Politik/Inland

Ein Radio-Duell ohne harte Attacken

Blau gegen Grün. Norbert Hofer gegen Alexander Van der Bellen. Am 22. Mai wird entschieden, wer von den beiden in die Hofburg einziehen wird. Gestern traten der Freiheitliche und der ehemalige Grünen-Chef erstmals zum verbalen Duell im Stichwahlkampf an. In Ö1 waren Hofer und Van der Bellen aufgefordert, Klartext zu reden.

Geredet wurde viel, gestritten aber sehr wenig. „Von einem Streitgespräch war nichts zu bemerken“, urteilt auch OGM-Meinungsforscherin Karin Cvrtila. „Beide waren sehr bemüht, korrekt und nett miteinander umzugehen. Das ist aus meiner Sicht auch die richtige Taktik, zu versuchen, sich in die politische Mitte zu rücken. Beide haben auch versucht, sich als Bundespräsident für alle Österreicher darzustellen.“

Dass die Kandidaten so höflich miteinander umgegangen seien, passe freilich auch zur Plattform. Die Radio-Sendung werde primär von höher Gebildeten, Städtern, Griss-, Khol- und Van der Bellen-Wählern gehört, erläutert die Expertin.

In mehreren Punkten waren die Diskutanten einer Meinung – und lobten teils sogar die Haltung des anderen. Hofer unterstrich etwa einmal mehr, dass er als Bundespräsident ein Gesetz für das umstrittene EU-USA-Freihandelsabkommen TTIP nicht unterzeichnen und Druck für eine Volksabstimmung machen würde. Van der Bellen machte ebenfalls klar: „Ich würde TTIP nicht unterschreiben.“

Die am Mittwoch im Parlament beschlossene Verschärfung des Asylgesetzes (inklusive Notfallsverordnung) missfiel ebenfalls beiden Kandidaten – aus demselben Grund: Weil dadurch Macht vom Parlament an die Regierung abgegeben werde.

Wenig überraschend fanden beide auch, dass ein ausländischer Spitzenpolitiker nicht die Freiheit der Kunst und der Meinung torpedieren dürfe (Causa Böhmermann).

Keine Befehle aus Berlin

Keine Freude hatten die Kandidaten auch mit den ausländischen Kommentaren zur Hofburg-Wahl – etwa mit dem Aufruf von Deutschlands Vizekanzler Sigmar Gabriel, Österreich solle eine politische Allianz für Van der Bellen bilden.

Hofer: „Wir nehmen keine Befehle aus Berlin entgegen.“ Van der Bellen: „Wir brauchen keine Zurufe von außen.

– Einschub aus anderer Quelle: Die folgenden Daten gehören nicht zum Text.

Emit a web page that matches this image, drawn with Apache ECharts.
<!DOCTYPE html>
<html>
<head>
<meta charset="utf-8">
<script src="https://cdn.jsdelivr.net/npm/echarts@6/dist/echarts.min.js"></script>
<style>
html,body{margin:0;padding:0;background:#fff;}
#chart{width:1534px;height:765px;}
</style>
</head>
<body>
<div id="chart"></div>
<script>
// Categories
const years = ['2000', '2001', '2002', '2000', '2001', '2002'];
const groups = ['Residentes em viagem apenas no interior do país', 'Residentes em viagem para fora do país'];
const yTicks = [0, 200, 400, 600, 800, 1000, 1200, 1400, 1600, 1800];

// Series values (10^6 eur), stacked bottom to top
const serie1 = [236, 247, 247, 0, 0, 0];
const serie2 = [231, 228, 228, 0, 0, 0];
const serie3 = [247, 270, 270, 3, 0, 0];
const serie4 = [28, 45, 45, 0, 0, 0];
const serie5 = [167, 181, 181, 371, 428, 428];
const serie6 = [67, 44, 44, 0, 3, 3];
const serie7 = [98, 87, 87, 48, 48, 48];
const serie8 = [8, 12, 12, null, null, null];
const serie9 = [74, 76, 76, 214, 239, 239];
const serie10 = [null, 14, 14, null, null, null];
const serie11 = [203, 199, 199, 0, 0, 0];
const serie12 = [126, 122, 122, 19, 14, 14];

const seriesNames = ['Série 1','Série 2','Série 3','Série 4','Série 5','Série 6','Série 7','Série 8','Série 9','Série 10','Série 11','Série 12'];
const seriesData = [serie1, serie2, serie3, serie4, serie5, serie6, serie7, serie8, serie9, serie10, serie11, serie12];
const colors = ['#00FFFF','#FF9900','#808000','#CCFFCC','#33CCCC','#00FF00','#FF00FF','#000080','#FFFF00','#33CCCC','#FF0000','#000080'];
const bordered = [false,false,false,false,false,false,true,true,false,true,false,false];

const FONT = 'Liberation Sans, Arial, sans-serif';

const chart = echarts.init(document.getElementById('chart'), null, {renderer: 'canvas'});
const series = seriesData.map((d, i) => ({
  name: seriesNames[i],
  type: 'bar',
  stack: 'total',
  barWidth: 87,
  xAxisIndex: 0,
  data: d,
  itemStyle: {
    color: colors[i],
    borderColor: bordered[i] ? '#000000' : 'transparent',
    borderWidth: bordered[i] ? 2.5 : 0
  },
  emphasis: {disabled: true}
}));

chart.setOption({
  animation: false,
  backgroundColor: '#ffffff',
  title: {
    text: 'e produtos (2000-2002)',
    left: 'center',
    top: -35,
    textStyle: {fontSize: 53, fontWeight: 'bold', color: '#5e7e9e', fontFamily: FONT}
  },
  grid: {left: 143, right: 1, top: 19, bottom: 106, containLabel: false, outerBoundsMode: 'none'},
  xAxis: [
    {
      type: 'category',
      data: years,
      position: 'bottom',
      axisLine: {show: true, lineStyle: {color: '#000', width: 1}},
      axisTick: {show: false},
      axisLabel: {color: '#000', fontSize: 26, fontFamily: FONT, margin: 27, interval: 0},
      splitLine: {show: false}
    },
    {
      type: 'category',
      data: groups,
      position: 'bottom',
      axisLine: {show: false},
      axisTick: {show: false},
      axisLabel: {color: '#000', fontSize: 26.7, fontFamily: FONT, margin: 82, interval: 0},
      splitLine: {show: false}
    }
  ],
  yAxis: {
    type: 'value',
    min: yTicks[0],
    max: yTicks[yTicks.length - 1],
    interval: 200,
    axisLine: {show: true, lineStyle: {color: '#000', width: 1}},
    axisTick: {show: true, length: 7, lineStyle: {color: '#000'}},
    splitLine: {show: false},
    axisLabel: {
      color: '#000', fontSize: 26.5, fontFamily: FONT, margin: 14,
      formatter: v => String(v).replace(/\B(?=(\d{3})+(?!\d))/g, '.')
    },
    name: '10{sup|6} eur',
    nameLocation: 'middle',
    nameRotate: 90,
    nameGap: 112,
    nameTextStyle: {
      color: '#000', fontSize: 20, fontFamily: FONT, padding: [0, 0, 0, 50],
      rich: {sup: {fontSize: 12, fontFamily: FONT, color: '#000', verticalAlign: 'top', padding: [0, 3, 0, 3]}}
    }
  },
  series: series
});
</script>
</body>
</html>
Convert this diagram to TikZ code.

Wir geben den Deutschen auch keine Ratschläge, wen sie wählen sollen.“

Hofer betonte auch, die Glückwünsche seitens der rechtsextremen ungarischen Jobbik „freuen mich überhaupt nicht. Mit denen will ich nichts zu tun haben.“ Von der französischen Rechtspopulistin Marine Le Pen distanzierte er sich allerdings nicht. Diese sei eine „erfolgreiche Politikerin“.
Kontrovers diskutiert wurde über die Themen EU, Flüchtlinge und Grenzkontrollen – und ob sie als Bundespräsident die Regierung entlassen würden. Hofer ist etwa für Grenzkontrollen am Brenner, der Tiroler Van der Bellen dagegen („Mir tut das in der Seele weh“).

Der Blaue würde zu „wichtigen EU-Räten“ nach Brüssel fahren, Van der Bellen sicher nicht: „Das sind protokollarische Unsinnigkeiten, wo nichts für Österreich herausspringt.“

Amüsant war, wie Hofer seinen Sinn für Kunst erklärte: „Ich spiele Klavier, ich spiele Gitarre, ich male, ich gehe ins Theater und in die Oper.“ Van der Bellen konterte süffisant: „Ich konnte mal Klavier spielen. Es ist aber nicht die Rolle des Bundespräsidenten, Klavier zu spielen.“

Intellektuell und Kreide

Wer hat am meisten überzeugt? „Es gab einen Gleichstand. Sie waren sich sehr oft einig“, befindet Cvrtila. Als Reibebaum habe primär die Regierung gedient.

Van der Bellen sollte nach Meinung der Expertin allerdings „eine einfachere Sprache verwenden und weniger den Intellektuellen herauskehren“.
Hofer hatte aus Cvrtilas Sicht „Kreide gefressen. Ich bin gespannt, ob das die nächsten Wochen so bleibt.“ Vor dem ersten Wahlgang war der FPÖ-Kandidat ja immer wieder mit schärferen Attacken aufgefallen.